>>>

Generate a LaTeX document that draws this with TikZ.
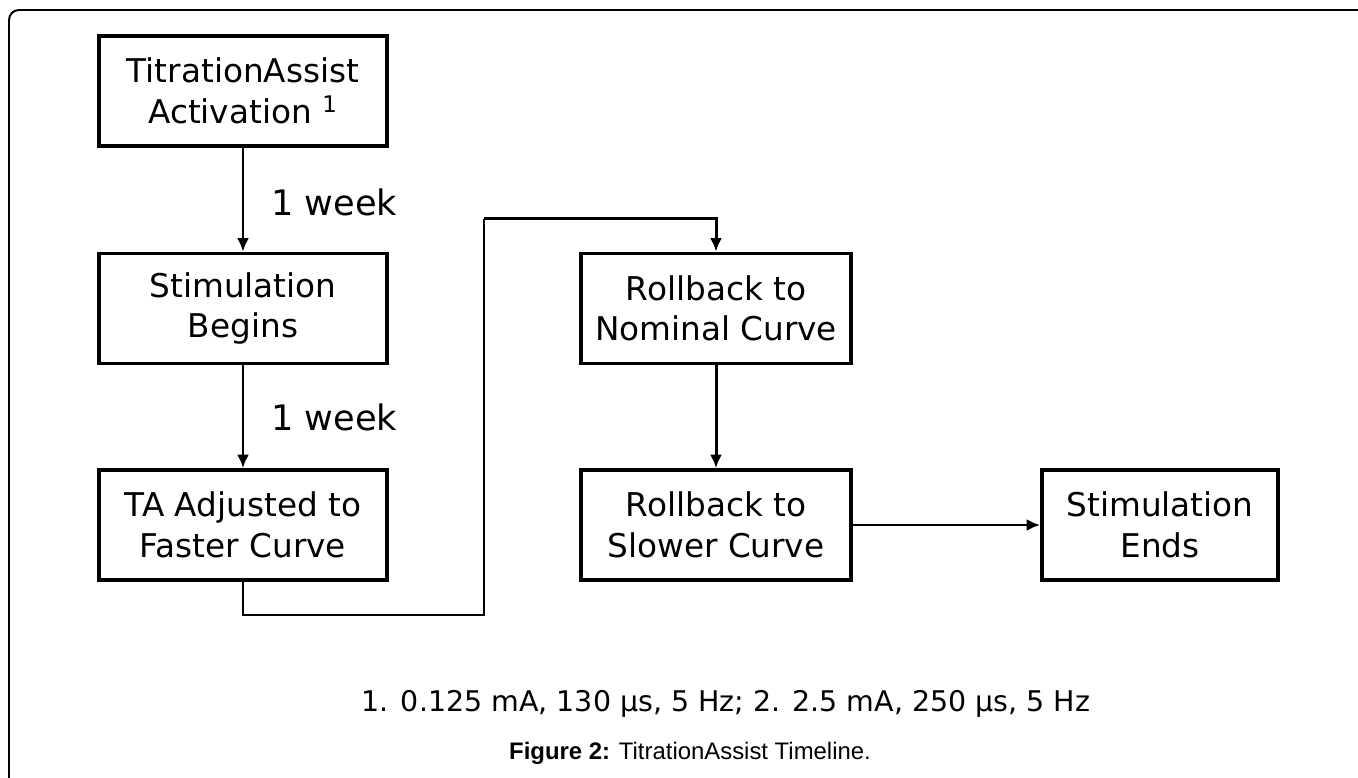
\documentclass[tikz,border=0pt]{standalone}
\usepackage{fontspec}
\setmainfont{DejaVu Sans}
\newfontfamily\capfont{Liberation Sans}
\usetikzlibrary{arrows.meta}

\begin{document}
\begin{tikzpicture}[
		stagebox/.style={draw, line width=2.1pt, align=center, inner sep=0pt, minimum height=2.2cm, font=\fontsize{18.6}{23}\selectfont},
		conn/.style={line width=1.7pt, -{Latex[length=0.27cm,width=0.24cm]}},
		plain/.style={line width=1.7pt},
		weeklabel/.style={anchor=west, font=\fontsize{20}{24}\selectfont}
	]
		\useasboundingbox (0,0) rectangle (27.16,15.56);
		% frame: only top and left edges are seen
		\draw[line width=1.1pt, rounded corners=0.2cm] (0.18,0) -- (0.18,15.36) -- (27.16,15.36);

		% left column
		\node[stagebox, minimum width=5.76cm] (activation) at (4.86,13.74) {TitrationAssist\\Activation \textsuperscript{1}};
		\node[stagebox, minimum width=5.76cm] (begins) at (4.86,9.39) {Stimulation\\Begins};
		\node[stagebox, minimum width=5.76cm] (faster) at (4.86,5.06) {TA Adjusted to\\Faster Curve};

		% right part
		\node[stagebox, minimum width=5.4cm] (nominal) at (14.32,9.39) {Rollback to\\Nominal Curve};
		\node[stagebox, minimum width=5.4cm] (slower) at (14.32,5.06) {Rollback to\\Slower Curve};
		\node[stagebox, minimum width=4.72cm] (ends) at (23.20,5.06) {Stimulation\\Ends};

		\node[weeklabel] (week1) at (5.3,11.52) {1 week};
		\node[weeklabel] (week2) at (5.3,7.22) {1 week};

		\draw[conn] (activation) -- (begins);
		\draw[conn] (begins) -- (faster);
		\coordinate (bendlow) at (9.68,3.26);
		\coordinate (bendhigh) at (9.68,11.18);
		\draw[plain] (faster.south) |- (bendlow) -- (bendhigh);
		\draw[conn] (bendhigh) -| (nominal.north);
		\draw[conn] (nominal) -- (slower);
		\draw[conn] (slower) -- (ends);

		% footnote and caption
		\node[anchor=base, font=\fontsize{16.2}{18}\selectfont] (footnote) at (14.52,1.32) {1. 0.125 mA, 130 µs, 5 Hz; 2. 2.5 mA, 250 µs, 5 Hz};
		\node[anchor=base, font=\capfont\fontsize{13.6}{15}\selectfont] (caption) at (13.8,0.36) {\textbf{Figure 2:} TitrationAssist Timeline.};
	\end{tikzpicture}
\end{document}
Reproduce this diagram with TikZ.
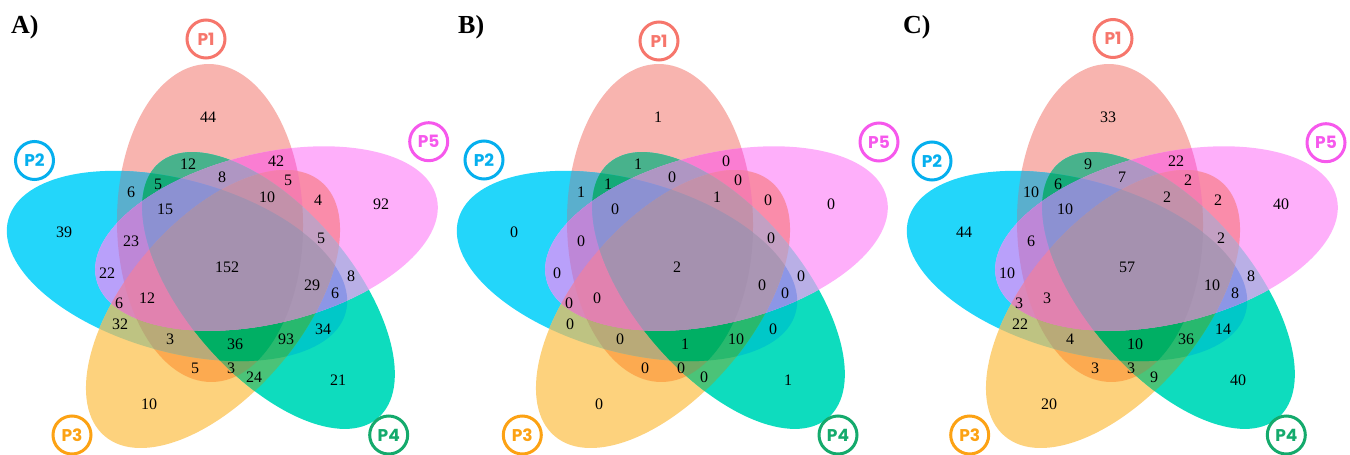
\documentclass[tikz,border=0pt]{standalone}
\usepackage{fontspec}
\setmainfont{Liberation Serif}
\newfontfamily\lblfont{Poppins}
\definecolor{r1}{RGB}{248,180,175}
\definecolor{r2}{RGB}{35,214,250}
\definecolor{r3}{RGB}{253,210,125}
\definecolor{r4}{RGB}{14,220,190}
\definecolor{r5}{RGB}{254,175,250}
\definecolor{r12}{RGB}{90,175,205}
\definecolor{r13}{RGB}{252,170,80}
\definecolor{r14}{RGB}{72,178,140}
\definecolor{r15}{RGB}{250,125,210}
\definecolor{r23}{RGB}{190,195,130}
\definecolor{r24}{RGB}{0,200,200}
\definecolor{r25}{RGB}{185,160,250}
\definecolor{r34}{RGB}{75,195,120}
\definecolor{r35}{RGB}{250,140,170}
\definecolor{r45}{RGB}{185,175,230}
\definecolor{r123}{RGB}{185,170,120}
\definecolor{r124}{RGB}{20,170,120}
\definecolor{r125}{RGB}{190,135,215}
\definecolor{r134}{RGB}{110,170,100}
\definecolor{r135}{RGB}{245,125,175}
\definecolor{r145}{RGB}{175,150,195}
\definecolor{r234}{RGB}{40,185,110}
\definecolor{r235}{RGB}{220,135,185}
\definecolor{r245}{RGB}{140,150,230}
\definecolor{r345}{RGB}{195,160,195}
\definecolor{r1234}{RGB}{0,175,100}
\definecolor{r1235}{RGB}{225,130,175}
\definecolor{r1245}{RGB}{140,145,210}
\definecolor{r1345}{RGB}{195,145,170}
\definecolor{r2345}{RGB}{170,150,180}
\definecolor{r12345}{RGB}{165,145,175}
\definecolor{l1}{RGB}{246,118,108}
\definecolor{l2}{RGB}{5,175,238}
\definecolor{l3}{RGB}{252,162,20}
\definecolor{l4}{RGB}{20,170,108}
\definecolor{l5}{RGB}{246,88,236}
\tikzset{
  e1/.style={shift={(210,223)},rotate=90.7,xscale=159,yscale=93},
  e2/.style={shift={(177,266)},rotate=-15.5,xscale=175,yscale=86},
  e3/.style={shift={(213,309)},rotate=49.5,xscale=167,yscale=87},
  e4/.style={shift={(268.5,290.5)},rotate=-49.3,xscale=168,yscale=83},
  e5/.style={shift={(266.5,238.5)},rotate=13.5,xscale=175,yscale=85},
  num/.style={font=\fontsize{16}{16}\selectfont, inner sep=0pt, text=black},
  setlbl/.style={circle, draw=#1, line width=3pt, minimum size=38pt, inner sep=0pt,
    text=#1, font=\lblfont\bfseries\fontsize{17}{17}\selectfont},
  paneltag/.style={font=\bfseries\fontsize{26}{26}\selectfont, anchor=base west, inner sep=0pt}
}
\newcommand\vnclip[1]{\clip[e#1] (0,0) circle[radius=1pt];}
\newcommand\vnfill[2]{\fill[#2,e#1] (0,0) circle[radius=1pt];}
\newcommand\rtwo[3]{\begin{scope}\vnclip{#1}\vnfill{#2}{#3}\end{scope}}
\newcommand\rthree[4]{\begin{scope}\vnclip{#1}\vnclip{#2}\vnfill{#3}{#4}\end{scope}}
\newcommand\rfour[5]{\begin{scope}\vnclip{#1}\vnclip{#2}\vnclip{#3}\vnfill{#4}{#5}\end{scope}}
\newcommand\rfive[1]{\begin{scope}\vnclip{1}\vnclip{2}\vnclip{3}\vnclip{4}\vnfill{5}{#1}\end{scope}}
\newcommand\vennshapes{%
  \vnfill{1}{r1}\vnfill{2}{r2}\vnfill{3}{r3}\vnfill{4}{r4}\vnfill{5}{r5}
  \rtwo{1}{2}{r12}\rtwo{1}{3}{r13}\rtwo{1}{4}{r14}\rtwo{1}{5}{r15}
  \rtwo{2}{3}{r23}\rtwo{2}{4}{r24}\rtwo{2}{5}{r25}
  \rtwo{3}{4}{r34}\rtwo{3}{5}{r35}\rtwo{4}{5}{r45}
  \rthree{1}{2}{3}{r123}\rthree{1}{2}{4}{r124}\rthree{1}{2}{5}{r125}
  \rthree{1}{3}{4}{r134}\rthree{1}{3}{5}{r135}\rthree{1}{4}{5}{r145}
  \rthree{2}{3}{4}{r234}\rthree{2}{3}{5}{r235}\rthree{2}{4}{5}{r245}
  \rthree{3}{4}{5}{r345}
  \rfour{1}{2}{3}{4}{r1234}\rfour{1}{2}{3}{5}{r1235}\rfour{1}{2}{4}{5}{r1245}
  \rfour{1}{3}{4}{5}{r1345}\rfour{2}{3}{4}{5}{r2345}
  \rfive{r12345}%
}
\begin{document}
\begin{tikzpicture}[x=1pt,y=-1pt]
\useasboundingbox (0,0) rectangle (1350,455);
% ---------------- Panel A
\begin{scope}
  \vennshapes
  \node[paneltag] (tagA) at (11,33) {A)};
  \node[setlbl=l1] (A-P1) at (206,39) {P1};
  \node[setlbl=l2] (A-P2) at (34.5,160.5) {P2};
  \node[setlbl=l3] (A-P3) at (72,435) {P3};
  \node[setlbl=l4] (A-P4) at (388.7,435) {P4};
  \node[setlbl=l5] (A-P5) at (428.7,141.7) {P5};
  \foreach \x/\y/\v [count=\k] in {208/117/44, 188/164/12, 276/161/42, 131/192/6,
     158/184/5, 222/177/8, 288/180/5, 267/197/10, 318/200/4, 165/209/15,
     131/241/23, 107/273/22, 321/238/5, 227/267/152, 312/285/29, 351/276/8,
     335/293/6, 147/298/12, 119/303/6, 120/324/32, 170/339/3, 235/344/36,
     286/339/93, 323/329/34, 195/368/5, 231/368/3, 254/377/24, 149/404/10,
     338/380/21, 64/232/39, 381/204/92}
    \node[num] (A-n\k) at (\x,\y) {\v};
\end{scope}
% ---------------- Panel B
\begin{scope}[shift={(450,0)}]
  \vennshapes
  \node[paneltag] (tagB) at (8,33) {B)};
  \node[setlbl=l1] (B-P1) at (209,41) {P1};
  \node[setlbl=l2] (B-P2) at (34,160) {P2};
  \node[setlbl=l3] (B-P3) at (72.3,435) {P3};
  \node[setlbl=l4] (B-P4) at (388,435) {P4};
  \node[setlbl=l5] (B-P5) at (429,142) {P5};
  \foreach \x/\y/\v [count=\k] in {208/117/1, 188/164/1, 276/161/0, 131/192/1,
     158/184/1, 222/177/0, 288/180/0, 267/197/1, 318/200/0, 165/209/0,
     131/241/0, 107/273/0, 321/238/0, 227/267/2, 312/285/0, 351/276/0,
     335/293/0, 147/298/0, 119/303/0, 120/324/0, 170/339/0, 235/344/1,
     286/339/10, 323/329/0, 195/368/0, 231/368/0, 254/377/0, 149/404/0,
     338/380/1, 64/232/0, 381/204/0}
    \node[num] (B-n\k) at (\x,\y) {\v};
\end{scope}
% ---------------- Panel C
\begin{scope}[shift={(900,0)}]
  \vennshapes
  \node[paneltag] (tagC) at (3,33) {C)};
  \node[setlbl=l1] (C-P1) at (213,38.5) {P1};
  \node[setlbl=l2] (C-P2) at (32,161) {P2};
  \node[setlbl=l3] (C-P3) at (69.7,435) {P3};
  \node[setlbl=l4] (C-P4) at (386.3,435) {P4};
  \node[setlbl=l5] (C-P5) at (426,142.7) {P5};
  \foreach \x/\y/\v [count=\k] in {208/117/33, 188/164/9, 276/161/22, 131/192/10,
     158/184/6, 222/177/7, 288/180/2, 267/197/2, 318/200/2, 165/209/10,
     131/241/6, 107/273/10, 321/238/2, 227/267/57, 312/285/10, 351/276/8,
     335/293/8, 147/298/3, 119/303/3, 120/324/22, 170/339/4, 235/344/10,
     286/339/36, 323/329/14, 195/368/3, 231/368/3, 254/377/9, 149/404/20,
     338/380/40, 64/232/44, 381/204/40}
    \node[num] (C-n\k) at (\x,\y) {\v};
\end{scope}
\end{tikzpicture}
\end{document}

<<<

**WHAT IS EXPECTED**
Restate exactly, please, only the lines between the start of the data and the line containing "minimum width=5.76cm] (faster)", both ends included, skipping the pictures.

**SOLUTION FOR THIS PROBLEM**
Generate a LaTeX document that draws this with TikZ.
\documentclass[tikz,border=0pt]{standalone}
\usepackage{fontspec}
\setmainfont{DejaVu Sans}
\newfontfamily\capfont{Liberation Sans}
\usetikzlibrary{arrows.meta}

\begin{document}
\begin{tikzpicture}[
		stagebox/.style={draw, line width=2.1pt, align=center, inner sep=0pt, minimum height=2.2cm, font=\fontsize{18.6}{23}\selectfont},
		conn/.style={line width=1.7pt, -{Latex[length=0.27cm,width=0.24cm]}},
		plain/.style={line width=1.7pt},
		weeklabel/.style={anchor=west, font=\fontsize{20}{24}\selectfont}
	]
		\useasboundingbox (0,0) rectangle (27.16,15.56);
		% frame: only top and left edges are seen
		\draw[line width=1.1pt, rounded corners=0.2cm] (0.18,0) -- (0.18,15.36) -- (27.16,15.36);

		% left column
		\node[stagebox, minimum width=5.76cm] (activation) at (4.86,13.74) {TitrationAssist\\Activation \textsuperscript{1}};
		\node[stagebox, minimum width=5.76cm] (begins) at (4.86,9.39) {Stimulation\\Begins};
		\node[stagebox, minimum width=5.76cm] (faster) at (4.86,5.06) {TA Adjusted to\\Faster Curve};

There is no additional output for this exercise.